[Begin Record list]

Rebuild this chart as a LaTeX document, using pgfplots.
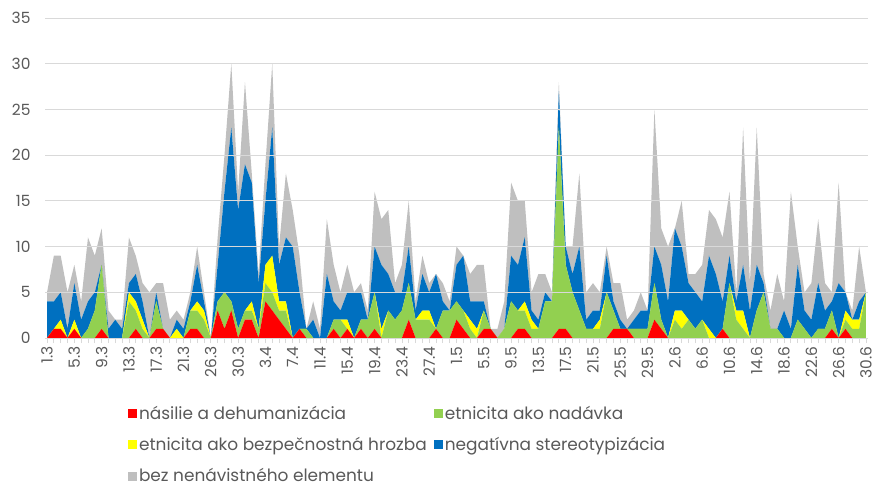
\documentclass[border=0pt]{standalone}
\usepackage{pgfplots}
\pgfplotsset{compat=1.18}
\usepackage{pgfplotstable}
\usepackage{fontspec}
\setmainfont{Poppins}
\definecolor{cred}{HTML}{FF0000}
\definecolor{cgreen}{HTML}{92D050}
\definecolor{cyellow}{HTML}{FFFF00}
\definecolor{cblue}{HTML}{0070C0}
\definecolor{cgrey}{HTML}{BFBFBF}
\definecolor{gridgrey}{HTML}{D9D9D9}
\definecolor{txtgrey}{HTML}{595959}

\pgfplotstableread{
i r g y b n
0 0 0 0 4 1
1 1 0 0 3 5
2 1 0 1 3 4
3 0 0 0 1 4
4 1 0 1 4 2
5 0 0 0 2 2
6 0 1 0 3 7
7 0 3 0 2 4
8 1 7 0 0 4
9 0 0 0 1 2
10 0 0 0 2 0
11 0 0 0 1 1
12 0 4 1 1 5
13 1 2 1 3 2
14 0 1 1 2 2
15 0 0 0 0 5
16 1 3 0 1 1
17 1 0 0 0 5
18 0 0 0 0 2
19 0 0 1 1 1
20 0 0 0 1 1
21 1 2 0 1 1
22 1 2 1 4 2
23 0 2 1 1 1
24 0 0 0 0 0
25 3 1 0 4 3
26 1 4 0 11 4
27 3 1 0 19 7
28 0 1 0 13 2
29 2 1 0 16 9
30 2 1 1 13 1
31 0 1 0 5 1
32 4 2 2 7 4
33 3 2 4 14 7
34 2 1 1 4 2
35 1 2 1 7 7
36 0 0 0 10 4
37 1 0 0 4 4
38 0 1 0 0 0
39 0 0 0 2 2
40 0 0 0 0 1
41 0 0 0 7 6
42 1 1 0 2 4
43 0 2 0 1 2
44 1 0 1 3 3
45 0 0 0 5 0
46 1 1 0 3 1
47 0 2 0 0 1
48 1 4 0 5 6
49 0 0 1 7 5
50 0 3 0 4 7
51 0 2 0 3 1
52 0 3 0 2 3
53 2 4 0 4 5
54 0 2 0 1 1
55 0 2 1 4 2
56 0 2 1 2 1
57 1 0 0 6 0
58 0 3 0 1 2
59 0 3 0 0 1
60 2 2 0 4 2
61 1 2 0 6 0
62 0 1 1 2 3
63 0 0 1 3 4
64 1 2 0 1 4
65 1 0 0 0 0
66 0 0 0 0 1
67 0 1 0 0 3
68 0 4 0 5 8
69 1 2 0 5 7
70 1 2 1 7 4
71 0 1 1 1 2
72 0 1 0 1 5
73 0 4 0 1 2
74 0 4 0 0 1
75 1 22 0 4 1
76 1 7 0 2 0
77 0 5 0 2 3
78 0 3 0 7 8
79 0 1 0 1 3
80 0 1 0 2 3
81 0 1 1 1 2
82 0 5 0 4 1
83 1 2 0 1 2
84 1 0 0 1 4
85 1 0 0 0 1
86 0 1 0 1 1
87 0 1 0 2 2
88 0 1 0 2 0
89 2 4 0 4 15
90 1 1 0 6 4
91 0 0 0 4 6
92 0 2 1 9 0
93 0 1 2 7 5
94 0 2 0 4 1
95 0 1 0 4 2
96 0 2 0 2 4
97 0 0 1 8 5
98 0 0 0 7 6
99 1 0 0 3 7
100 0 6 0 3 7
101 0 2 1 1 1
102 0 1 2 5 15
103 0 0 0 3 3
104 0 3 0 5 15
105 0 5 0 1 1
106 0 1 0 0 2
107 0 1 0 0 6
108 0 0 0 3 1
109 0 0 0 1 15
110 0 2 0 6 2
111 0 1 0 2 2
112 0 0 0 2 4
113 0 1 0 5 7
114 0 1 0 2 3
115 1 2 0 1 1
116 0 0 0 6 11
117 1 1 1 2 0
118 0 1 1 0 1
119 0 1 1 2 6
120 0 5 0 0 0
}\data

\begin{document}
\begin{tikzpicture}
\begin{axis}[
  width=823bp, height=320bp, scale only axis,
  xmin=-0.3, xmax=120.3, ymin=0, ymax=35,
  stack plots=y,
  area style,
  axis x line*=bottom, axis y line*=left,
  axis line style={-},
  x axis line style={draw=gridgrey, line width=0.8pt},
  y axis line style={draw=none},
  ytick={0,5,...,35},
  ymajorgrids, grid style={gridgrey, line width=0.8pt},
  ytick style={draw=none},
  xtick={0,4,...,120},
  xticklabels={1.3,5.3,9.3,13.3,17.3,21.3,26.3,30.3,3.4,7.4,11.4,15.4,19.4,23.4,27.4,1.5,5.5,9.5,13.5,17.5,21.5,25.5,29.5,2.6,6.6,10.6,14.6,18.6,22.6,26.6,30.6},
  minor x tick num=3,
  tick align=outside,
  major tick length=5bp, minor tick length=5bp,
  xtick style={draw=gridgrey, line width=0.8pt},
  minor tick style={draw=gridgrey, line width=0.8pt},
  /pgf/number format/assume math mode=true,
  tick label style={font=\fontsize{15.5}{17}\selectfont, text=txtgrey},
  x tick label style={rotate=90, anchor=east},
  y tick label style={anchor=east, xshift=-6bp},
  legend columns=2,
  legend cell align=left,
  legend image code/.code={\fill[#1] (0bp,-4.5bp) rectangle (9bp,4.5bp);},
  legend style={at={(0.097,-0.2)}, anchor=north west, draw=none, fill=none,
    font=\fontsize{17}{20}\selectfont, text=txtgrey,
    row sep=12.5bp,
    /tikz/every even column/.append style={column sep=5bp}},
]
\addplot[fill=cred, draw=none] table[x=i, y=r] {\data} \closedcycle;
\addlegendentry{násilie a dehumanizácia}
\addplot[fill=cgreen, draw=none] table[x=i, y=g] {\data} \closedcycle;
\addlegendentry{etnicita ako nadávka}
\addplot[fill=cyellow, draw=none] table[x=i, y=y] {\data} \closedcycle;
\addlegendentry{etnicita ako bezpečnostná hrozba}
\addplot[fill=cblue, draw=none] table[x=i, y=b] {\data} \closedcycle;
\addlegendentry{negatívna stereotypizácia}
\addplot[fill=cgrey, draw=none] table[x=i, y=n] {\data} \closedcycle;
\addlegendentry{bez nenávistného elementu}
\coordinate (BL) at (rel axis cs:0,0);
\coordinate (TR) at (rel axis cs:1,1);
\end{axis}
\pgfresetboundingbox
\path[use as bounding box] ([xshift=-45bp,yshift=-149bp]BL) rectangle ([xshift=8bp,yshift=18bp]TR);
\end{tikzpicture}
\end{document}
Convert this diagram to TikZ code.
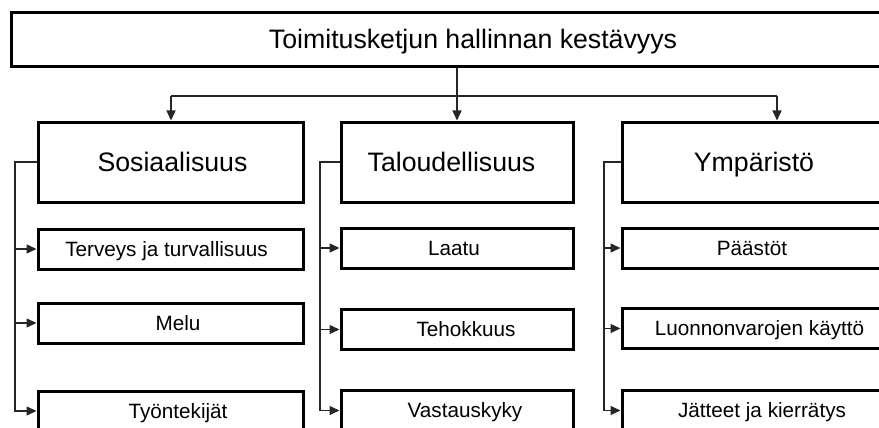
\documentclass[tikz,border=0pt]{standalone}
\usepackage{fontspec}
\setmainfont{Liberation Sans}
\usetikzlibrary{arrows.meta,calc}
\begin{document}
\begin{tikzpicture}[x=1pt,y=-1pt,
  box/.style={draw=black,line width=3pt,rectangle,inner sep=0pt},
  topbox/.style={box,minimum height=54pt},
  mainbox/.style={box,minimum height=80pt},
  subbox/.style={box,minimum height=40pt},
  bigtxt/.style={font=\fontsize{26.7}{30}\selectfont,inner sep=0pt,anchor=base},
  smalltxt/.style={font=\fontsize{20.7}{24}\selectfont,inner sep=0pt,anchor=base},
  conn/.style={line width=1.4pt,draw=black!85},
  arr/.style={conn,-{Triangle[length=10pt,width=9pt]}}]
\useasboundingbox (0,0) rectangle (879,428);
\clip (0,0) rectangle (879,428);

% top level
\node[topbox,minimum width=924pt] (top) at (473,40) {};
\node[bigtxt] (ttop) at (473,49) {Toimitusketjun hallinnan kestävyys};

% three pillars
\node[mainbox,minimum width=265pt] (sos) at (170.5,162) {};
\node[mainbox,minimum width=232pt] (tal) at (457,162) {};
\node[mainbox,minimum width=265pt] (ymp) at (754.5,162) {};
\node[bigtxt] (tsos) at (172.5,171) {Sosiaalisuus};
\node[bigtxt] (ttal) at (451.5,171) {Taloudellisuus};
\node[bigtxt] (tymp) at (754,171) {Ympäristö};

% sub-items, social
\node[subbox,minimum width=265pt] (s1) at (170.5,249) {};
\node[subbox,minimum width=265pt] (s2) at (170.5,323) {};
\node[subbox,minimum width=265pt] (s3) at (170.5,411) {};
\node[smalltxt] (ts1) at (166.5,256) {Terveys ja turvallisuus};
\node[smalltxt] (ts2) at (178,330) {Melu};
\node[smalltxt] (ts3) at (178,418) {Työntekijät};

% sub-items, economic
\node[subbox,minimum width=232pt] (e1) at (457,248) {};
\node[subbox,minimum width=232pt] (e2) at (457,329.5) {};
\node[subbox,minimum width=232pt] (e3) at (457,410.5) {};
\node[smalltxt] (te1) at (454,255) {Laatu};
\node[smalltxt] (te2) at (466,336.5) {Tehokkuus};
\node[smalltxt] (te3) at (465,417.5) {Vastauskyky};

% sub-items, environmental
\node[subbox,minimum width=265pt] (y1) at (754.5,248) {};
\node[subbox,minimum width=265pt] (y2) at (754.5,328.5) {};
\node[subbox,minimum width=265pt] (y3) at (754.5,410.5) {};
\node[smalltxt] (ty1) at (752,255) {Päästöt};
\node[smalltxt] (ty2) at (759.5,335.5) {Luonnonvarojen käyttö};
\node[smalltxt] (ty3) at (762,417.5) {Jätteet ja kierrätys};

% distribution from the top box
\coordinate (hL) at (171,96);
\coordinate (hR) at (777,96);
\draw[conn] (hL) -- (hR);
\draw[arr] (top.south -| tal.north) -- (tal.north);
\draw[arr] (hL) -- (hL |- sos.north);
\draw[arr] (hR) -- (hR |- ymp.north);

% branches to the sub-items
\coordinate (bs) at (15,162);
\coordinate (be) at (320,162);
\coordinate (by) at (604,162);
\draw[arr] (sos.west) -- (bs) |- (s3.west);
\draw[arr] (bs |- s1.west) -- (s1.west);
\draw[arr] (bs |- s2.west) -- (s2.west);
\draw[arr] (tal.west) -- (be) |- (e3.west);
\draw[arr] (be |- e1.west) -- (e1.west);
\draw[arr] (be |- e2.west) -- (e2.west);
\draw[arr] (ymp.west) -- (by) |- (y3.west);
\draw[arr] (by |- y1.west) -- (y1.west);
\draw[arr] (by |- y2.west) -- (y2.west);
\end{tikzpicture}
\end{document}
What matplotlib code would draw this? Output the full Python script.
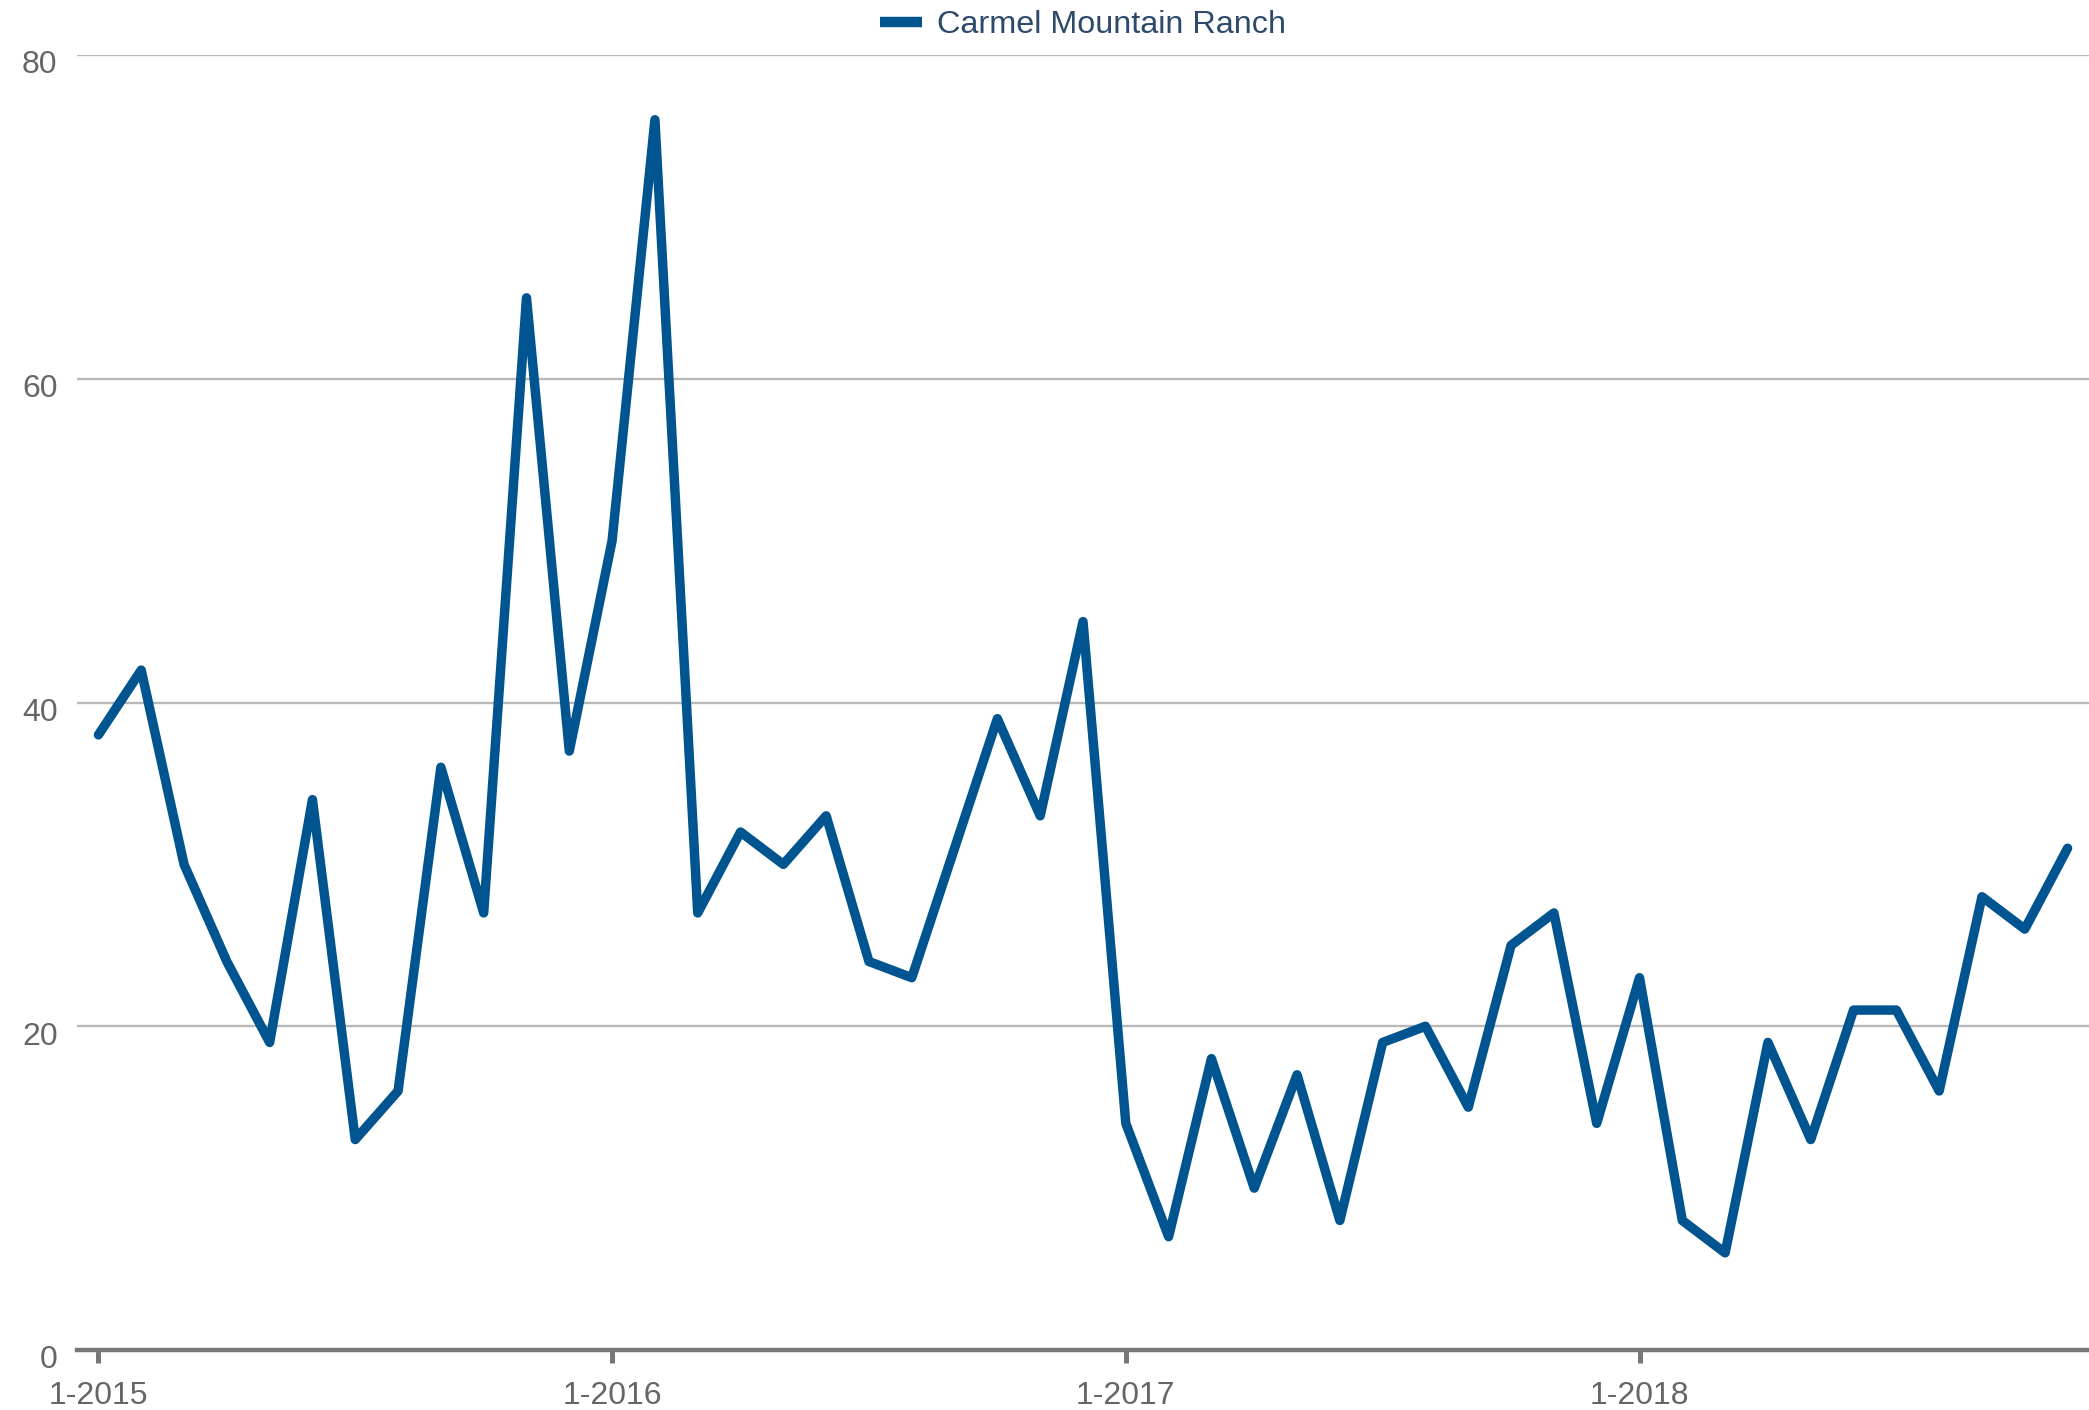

[End Record list]

* Instruction
Report every line containing the word "code" from the listing above.

* Output of the task
  legend image code/.code={\fill[#1] (0bp,-4.5bp) rectangle (9bp,4.5bp);},
Convert this diagram to TikZ code.
What matplotlib code would draw this? Output the full Python script.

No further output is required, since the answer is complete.